_WHAT IS BEING ASKED:_
Working from the top of the listing below, retype each line through the line containing "Chart.register(...registerables);", both included, with no pictures.

_DATA SHOWN:_
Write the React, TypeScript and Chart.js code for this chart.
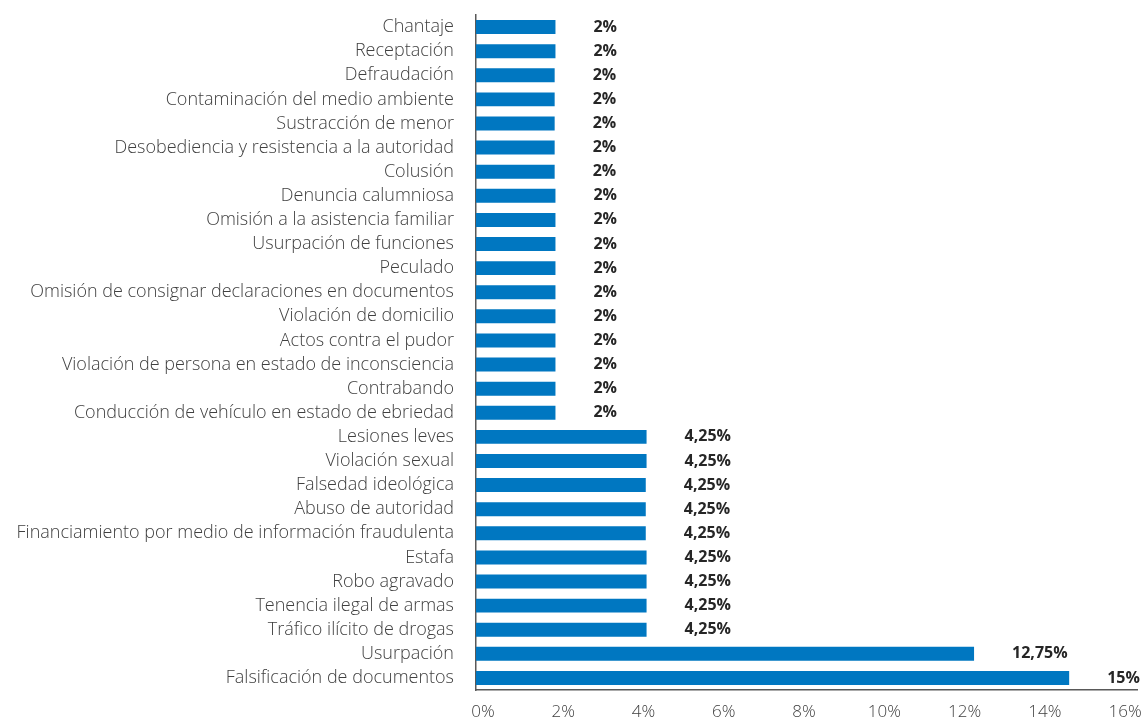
import React, { useEffect, useRef } from "react";
import { Chart, registerables } from "chart.js";

Chart.register(...registerables);

const categories = [
  "Chantaje",
  "Receptación",
  "Defraudación",
  "Contaminación del medio ambiente",
  "Sustracción de menor",
  "Desobediencia y resistencia a la autoridad",
  "Colusión",
  "Denuncia calumniosa",
  "Omisión a la asistencia familiar",
  "Usurpación de funciones",
  "Peculado",
  "Omisión de consignar declaraciones en documentos",
  "Violación de domicilio",
  "Actos contra el pudor",
  "Violación de persona en estado de inconsciencia",
  "Contrabando",
  "Conducción de vehículo en estado de ebriedad",
  "Lesiones leves",
  "Violación sexual",
  "Falsedad ideológica",
  "Abuso de autoridad",
  "Financiamiento por medio de información fraudulenta",
  "Estafa",
  "Robo agravado",
  "Tenencia ilegal de armas",
  "Tráfico ilícito de drogas",
  "Usurpación",
  "Falsificación de documentos",
];

const values = [
  1.98, 1.98, 1.96, 1.96, 1.96, 1.96, 1.96, 1.98, 1.98, 1.98, 1.98, 1.98, 1.98, 1.98,
  1.98, 1.98, 1.98, 4.25, 4.25, 4.23, 4.23, 4.23, 4.25, 4.25, 4.25, 4.25, 12.41, 14.78,
];

const valueLabels = [
  "2%", "2%", "2%", "2%", "2%", "2%", "2%", "2%", "2%", "2%", "2%", "2%", "2%", "2%",
  "2%", "2%", "2%", "4,25%", "4,25%", "4,25%", "4,25%", "4,25%", "4,25%", "4,25%",
  "4,25%", "4,25%", "12,75%", "15%",
];

const xTickStep = 2;
const xMax = 16.47;

const labelFont = '"Open Sans", sans-serif';

const valueLabelPlugin = {
  id: "valueLabels",
  afterDatasetsDraw(chart: any) {
    const ctx = chart.ctx;
    const meta = chart.getDatasetMeta(0);
    ctx.save();
    ctx.font = 'bold 16px "Open Sans", sans-serif';
    ctx.fillStyle = "#262626";
    ctx.textAlign = "left";
    ctx.textBaseline = "middle";
    meta.data.forEach((bar: any, i: number) => {
      ctx.fillText(valueLabels[i], bar.x + 38, bar.y);
    });
    ctx.restore();
  },
};

export default function App() {
  const canvasRef = useRef<HTMLCanvasElement | null>(null);

  useEffect(() => {
    if (!canvasRef.current) return;
    const chart = new Chart(canvasRef.current, {
      type: "bar",
      data: {
        labels: categories,
        datasets: [
          {
            data: values,
            backgroundColor: "#0077C1",
            barPercentage: 0.58,
            categoryPercentage: 1,
          },
        ],
      },
      options: {
        indexAxis: "y",
        responsive: false,
        maintainAspectRatio: false,
        animation: false,
        layout: { padding: { top: 15, right: 7, bottom: 0, left: 0 } },
        plugins: {
          legend: { display: false },
          tooltip: { enabled: false },
        },
        scales: {
          x: {
            type: "linear",
            min: 0,
            max: xMax,
            grid: { display: false, drawTicks: false },
            border: { display: true, color: "#595959", width: 1.5 },
            ticks: {
              stepSize: xTickStep,
              includeBounds: false,
              labelOffset: 7,
              padding: 12,
              color: "#404040",
              font: { family: labelFont, size: 17, weight: 300 },
              callback: (v: any) => `${v}%`,
            },
            afterFit(scale: any) {
              scale.height = 31;
              scale.paddingLeft = 0;
              scale.paddingRight = 0;
            },
          },
          y: {
            grid: { display: false, drawTicks: false },
            border: { display: true, color: "#595959", width: 1.5 },
            ticks: {
              autoSkip: false,
              padding: 22,
              color: "#404040",
              font: { family: labelFont, size: 18, weight: 300 },
            },
            afterFit(scale: any) {
              scale.width = 476;
              scale.paddingTop = 0;
              scale.paddingBottom = 0;
            },
          },
        },
      },
      plugins: [valueLabelPlugin],
    });
    return () => chart.destroy();
  }, []);

  return (
    <div style={{ position: "fixed", left: 0, top: 0, width: 1144, height: 721, background: "#fff" }}>
      <canvas ref={canvasRef} width={1144} height={721} style={{ width: 1144, height: 721 }} />
    </div>
  );
}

_EXERCISE RESPONSE:_
Write the React, TypeScript and Chart.js code for this chart.
import React, { useEffect, useRef } from "react";
import { Chart, registerables } from "chart.js";

Chart.register(...registerables);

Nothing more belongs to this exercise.